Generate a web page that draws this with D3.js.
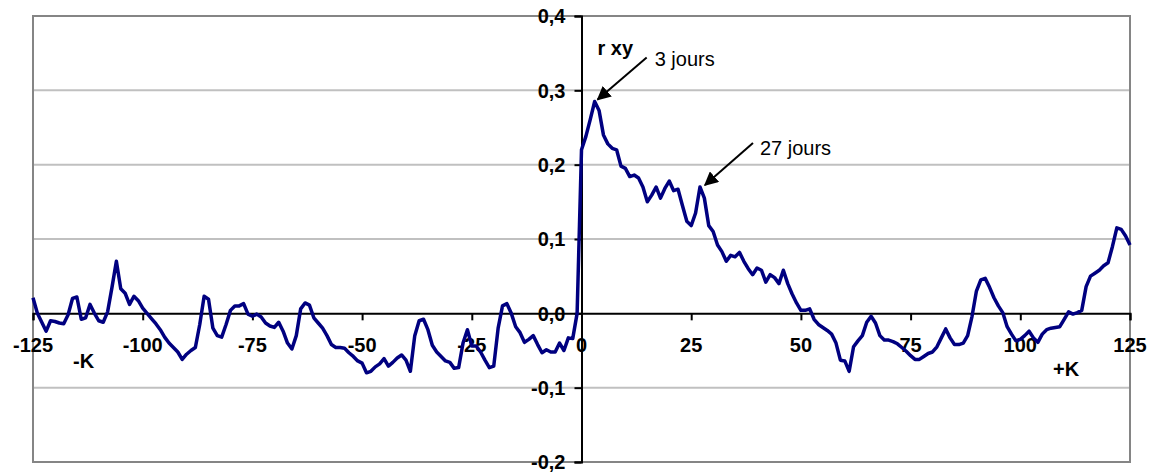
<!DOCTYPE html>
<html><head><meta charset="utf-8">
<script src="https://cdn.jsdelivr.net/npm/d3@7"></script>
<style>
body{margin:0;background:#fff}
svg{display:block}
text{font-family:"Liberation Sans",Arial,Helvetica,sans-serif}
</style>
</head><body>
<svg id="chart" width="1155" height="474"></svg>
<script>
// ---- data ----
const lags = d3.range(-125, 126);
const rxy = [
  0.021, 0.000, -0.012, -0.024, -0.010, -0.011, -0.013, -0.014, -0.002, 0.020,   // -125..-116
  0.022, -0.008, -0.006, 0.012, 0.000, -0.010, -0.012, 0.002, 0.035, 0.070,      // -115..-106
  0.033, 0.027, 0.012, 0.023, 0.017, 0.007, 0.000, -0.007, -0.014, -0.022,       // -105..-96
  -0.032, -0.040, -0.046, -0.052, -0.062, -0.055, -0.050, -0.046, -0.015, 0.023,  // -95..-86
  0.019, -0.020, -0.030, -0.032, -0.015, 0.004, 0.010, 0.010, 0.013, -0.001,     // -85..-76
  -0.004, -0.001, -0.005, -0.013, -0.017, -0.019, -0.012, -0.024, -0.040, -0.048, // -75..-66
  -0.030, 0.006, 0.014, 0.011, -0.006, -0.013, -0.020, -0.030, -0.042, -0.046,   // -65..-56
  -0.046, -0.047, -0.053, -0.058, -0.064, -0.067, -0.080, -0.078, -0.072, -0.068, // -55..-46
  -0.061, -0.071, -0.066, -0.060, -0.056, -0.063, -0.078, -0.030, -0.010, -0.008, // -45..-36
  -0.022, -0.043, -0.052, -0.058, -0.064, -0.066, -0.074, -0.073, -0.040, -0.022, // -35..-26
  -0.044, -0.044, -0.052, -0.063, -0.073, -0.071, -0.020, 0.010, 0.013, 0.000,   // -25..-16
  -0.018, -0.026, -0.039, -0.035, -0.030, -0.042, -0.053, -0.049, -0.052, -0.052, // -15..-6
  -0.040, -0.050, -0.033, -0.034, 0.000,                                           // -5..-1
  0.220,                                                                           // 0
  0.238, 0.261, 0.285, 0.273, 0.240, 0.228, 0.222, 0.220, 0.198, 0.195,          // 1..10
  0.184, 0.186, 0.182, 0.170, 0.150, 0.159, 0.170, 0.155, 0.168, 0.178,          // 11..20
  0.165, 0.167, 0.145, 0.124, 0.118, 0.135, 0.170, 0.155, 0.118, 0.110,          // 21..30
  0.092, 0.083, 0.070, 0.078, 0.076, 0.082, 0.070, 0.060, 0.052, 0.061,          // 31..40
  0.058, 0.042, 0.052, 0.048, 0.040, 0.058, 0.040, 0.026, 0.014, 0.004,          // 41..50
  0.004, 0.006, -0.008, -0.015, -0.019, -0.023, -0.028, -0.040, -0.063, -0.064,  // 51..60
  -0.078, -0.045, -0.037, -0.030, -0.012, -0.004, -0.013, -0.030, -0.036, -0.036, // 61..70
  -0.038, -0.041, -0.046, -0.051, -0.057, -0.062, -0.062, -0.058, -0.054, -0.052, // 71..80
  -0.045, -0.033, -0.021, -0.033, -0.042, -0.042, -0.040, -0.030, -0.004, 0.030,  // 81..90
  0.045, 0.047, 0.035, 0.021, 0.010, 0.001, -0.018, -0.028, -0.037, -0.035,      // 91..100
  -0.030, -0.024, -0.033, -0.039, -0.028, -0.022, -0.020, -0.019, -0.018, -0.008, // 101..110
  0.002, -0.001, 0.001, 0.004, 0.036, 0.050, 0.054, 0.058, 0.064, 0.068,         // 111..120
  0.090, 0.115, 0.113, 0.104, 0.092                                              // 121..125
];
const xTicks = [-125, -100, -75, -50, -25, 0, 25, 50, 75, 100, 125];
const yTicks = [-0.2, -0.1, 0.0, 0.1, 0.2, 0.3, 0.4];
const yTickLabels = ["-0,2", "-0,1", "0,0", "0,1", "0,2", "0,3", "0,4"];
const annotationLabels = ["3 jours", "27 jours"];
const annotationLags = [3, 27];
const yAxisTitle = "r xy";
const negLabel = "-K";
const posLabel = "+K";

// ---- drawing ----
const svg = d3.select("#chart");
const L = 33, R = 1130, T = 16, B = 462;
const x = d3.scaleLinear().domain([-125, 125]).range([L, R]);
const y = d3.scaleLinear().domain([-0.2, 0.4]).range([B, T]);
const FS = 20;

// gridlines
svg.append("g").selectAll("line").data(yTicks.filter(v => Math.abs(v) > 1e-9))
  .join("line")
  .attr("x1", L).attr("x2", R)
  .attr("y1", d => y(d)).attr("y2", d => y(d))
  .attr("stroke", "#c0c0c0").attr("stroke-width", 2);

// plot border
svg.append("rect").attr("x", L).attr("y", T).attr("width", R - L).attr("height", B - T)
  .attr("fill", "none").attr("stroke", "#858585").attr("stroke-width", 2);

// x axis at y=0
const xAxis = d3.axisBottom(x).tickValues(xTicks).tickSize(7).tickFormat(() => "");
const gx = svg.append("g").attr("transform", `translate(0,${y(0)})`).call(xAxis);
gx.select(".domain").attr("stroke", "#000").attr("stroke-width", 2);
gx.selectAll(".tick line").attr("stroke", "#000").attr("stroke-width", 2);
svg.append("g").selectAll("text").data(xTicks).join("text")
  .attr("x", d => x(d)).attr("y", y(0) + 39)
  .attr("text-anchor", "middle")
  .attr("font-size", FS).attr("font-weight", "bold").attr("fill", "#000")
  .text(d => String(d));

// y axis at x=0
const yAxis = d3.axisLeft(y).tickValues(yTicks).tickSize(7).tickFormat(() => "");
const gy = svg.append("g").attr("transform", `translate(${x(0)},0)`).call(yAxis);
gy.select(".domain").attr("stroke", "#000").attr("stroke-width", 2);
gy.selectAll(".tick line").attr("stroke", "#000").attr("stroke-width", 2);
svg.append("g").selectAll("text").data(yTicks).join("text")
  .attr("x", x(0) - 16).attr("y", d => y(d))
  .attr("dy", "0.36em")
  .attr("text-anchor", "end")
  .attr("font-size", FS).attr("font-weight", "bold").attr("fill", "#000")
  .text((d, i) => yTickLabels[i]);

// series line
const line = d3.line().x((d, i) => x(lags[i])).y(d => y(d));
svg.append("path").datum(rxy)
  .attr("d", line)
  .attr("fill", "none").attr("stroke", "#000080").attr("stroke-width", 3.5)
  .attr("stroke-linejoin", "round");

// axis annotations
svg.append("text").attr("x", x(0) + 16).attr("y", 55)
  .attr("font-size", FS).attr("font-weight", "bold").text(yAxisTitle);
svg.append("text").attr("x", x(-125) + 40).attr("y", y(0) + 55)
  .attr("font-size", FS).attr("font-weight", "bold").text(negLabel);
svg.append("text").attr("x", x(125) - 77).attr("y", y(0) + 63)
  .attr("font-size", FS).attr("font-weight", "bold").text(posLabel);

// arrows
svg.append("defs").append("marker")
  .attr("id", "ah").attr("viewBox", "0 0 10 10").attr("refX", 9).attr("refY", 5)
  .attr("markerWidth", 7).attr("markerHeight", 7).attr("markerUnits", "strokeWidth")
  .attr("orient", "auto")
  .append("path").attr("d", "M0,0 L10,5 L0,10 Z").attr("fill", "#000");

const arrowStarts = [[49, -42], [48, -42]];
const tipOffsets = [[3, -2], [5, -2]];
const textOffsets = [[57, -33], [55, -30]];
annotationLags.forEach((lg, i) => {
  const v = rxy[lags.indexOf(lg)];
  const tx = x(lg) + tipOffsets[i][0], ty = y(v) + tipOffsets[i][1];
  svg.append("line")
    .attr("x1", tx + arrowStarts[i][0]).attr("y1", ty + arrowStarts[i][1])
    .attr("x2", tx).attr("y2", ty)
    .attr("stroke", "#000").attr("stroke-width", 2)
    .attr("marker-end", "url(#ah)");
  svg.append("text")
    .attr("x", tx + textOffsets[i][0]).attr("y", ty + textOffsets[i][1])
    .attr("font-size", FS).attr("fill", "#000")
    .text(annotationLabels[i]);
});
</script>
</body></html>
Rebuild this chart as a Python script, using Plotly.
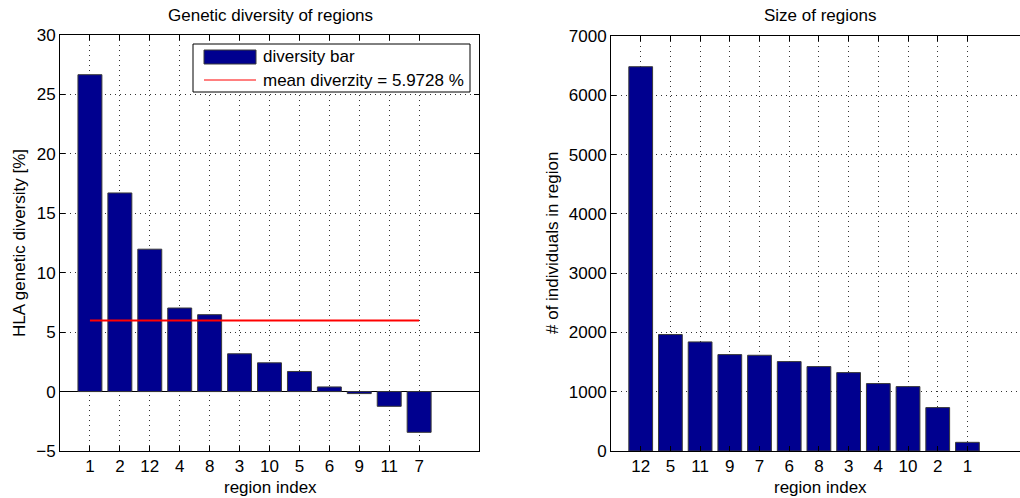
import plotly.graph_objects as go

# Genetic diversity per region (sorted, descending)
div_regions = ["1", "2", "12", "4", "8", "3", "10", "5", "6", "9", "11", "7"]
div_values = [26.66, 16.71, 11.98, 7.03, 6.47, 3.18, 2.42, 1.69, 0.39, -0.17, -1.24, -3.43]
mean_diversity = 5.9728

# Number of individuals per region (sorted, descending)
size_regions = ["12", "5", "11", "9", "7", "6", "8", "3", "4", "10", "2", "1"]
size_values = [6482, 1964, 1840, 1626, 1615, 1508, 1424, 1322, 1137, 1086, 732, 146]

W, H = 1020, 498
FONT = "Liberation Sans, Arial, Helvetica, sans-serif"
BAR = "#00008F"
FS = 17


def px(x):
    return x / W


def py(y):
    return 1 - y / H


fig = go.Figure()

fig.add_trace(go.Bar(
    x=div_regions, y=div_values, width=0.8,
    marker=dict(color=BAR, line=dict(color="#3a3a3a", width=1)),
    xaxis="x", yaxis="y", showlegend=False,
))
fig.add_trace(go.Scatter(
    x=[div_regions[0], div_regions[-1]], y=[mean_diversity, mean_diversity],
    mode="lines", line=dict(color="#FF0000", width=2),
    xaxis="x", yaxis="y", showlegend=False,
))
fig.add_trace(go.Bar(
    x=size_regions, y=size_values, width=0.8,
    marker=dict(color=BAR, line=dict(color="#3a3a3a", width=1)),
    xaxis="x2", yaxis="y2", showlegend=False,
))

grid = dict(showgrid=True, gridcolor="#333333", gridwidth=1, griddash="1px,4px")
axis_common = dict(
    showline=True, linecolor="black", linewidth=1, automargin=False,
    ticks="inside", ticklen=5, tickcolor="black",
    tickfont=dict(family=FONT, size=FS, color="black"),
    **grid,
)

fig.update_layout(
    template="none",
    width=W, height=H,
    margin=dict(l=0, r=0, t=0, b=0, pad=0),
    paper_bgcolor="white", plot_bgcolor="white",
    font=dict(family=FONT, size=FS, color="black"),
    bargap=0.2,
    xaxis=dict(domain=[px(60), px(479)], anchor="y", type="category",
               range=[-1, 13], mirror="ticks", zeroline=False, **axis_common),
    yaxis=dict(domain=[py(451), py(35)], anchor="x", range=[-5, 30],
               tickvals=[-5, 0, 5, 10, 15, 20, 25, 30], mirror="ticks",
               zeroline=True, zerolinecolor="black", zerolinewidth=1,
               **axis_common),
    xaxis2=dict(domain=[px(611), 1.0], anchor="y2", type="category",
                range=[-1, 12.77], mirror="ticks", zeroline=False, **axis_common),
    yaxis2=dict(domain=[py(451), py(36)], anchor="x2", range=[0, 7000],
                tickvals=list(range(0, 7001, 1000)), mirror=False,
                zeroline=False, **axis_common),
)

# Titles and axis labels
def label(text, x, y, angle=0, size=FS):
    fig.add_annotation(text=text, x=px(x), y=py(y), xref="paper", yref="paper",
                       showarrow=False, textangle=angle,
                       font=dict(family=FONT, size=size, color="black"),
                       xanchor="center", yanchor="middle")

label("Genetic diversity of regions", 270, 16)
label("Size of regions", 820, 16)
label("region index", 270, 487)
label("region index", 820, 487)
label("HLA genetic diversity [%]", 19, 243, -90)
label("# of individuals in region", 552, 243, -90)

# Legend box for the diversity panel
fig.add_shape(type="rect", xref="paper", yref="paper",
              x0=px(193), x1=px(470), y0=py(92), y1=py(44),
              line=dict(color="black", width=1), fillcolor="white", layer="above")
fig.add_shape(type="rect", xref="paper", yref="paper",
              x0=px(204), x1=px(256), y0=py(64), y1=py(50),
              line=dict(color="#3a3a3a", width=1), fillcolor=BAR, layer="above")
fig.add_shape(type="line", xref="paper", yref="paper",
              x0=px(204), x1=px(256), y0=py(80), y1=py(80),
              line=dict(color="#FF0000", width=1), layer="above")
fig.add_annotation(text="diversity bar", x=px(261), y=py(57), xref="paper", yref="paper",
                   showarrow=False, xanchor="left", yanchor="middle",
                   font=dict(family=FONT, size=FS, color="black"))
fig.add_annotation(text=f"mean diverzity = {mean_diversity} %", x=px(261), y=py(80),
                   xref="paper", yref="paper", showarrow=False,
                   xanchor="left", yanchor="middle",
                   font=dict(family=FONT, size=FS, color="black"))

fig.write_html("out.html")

________________________________________

Reproduce each line holding the word "script".

<script src="https://cdn.jsdelivr.net/npm/d3@7"></script>
<script>
</script>
Rebuild this chart as a Python script, using Plotly.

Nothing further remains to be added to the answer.